Shouldn't it? A skilled mundane crafting a magic sword or belt is one thing, but documenting magical theory on scrolls, brewing potions or assembling golems is quite another.

I do think they should be able to make jewelry and possibly rods though.

AvatarVecna
2015-01-21, 03:19 AM
Shouldn't it? A skilled mundane crafting a magic sword or belt is one thing, but documenting magical theory on scrolls, brewing potions or assembling golems is quite another.

I do think they should be able to make jewelry and possibly rods though.

I certainly think that casters should generally be more capable of crafting magic items than a mundane, but I don't think this feat is quite right for mundane super-crafting. Please note, before we continue, that non-casters without this feat can't even use skills relevant to the item type to make magic items (the greatest armor smith in the world can't make better than masterwork if they don't have this feat), while any non-caster with this feat not only still needs to take the relevant item creation feats (making "Master Craftsman" a feat tax that affects non-casters and never affects casters), but they can use any Craft or Profession skill of their choice to craft any magical armor, weapon, or wondrous item (I suggest maxing out Craft: Baskets and Swim to optimize the hilarity of this RAW rule).

Currently, "Master Craftsman" can be used to qualify for "Craft Magical Arms & Armor" and "Craft Wondrous Item" via your Craft/Profession skills and to use said feats/skills to make items, but only if they aren't spell-trigger or spell-activation items. This means that they can make magic armor, magic weapons, and wondrous items (excluding spell-trigger/-activation items), and also means that they can't make potions, rings, rods, scrolls, staves, golems,and wands. Honestly, the best way to make sense of "non-magical magic items" is refluffing it as being less "crafting magic items without magic" and making it more "crafting items at a steampunk tech-level", or something similar.

I'll admit, even if I were to houserule this feat into something better in a RL campaign, I would probably still not allow rods, scrolls, staves, and most wands to be replicated without magic. That said, that still leaves rings, potions, and golems. Rings aren't too hard to imagine as non-magical magic items (although I'd probably limit what effects you could put on them). That said, potions can't be made by non-casters? Why? I mean, in a game that has the Alchemist and the Craft rules have an optional alchemy ruleset, you'd think that using Craft: Alchemy would be a way for a Master Craftsman to make potions.

And golems? I mean, come on, just about everything that makes the flesh golem a flesh golem was inspired by a corpse scientifically animated by Dr. Frankenstein. For the rest of the golems, any generic robot will suffice (Yeah, I build machine-people in my spare time, what of it?) There's a lot of room for interesting fluff combining with interesting mechanics.

Coidzor
2015-01-21, 03:53 AM
Ahh. I'd misread the feat then. :smalleek: My understanding was that the crafter became so good at their craft that they were able to tap into the fundamental background magic of the universe and channel it into items and thereby make them magical rather than... somehow mundanely replicating magic items without them actually being magic.

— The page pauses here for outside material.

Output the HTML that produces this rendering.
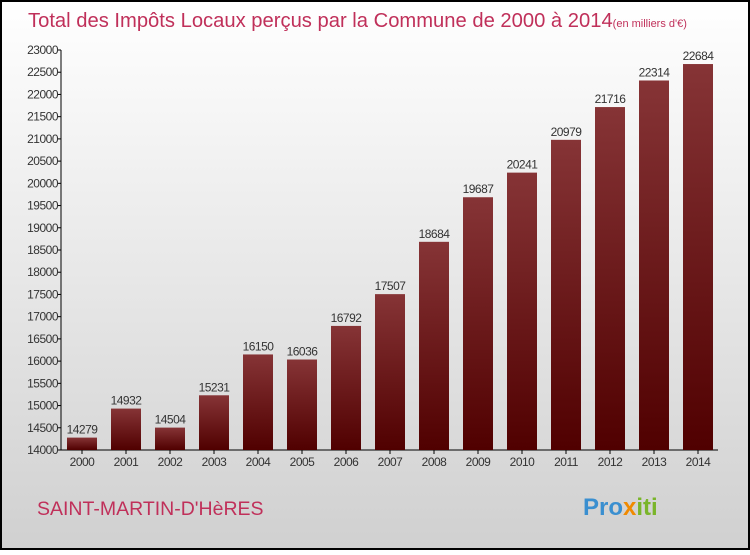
<!DOCTYPE html>
<html><head><meta charset="utf-8"><style>
html,body{margin:0;padding:0}
body{width:750px;height:550px;overflow:hidden;font-family:"Liberation Sans",sans-serif}
</style></head><body>
<svg width="750" height="550" xmlns="http://www.w3.org/2000/svg">
<defs>
<linearGradient id="bg" x1="0" y1="0" x2="0" y2="1"><stop offset="0" stop-color="#ffffff"/><stop offset="1" stop-color="#d0d0d0"/></linearGradient>
<linearGradient id="bar" x1="0" y1="0" x2="0" y2="1"><stop offset="0" stop-color="#863436"/><stop offset="1" stop-color="#500000"/></linearGradient>
</defs>
<rect x="1" y="1" width="748" height="548" fill="url(#bg)" stroke="#000" stroke-width="2"/>
<text x="28" y="27" font-size="20.2" fill="#c0305a">Total des Impôts Locaux perçus par la Commune de 2000 à 2014<tspan font-size="11">(en milliers d'€)</tspan></text>
<g id="axes"></g>
<g id="bars"></g>
<text x="37" y="515" font-size="19.5" fill="#c0305a">SAINT-MARTIN-D'HèRES</text>
<text x="583" y="515" font-size="24" font-weight="bold" fill="#3a8fd0">Pro<tspan fill="#f08a00">x</tspan><tspan fill="#7ab52a">iti</tspan></text>
</svg>
<script>
const years=[2000,2001,2002,2003,2004,2005,2006,2007,2008,2009,2010,2011,2012,2013,2014];
const values=[14279,14932,14504,15231,16150,16036,16792,17507,18684,19687,20241,20979,21716,22314,22684];
const ticks=[14000,14500,15000,15500,16000,16500,17000,17500,18000,18500,19000,19500,20000,20500,21000,21500,22000,22500,23000];
const NS="http://www.w3.org/2000/svg";
const yMin=14000,yMax=23000,y0=450,y1=50;
function y(v){return y0-(v-yMin)/(yMax-yMin)*(y0-y1);}
function x(i){return 82+44*i;}
const ax=document.getElementById('axes'),bg=document.getElementById('bars');
function mk(t,a,p){const e=document.createElementNS(NS,t);for(const k in a)e.setAttribute(k,a[k]);p.appendChild(e);return e;}
let l=mk('line',{x1:61,y1:y1,x2:61,y2:y0,stroke:'#000'},ax);


l=mk('line',{x1:61,y1:y0,x2:718,y2:y0,stroke:'#000'},ax);


ticks.forEach(t=>{
 const tk=mk('line',{x1:58,x2:61,y1:y(t),y2:y(t),stroke:'#000'},ax);
 
 
 const tx=mk('text',{x:58,y:y(t)+4,'font-size':12,'text-anchor':'end',fill:'#333','letter-spacing':'-0.5'},ax);
 tx.textContent=t;
 
 
});
years.forEach((yr,i)=>{
 const r=mk('rect',{x:x(i)-15,y:y(values[i]),width:30,height:y0-y(values[i]),fill:'url(#bar)'},bg);
 
 
 const v=mk('text',{x:x(i),y:y(values[i])-4,'font-size':12,'text-anchor':'middle',fill:'#333','letter-spacing':'-0.5'},bg);
 v.textContent=values[i];
 
 
 const tk=mk('line',{x1:x(i),x2:x(i),y1:y0,y2:y0+4,stroke:'#000'},ax);
 
 
 const tx=mk('text',{x:x(i),y:y0+16,'font-size':12,'text-anchor':'middle',fill:'#333','letter-spacing':'-0.5'},ax);
 tx.textContent=yr;
 
 
});
</script>
</body></html>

If they're not actually magic and thus function in AMF, that actually would be worth the extra feat tax to take Master Craftman before the Wondrous Item and Arms and Armor feats, I think.

Certainly Fighters and other gear-dependent characters that are otherwise completely shut down by AMF would like being able to function in them or even being able to make use of them tactically so that they're less inconvenienced by AMF than casters are as was, IIRC, intended.

Psyren
2015-01-21, 08:59 AM
I certainly think that casters should generally be more capable of crafting magic items than a mundane, but I don't think this feat is quite right for mundane super-crafting. Please note, before we continue, that non-casters without this feat can't even use skills relevant to the item type to make magic items (the greatest armor smith in the world can't make better than masterwork if they don't have this feat), while any non-caster with this feat not only still needs to take the relevant item creation feats (making "Master Craftsman" a feat tax that affects non-casters and never affects casters), but they can use any Craft or Profession skill of their choice to craft any magical armor, weapon, or wondrous item (I suggest maxing out Craft: Baskets and Swim to optimize the hilarity of this RAW rule).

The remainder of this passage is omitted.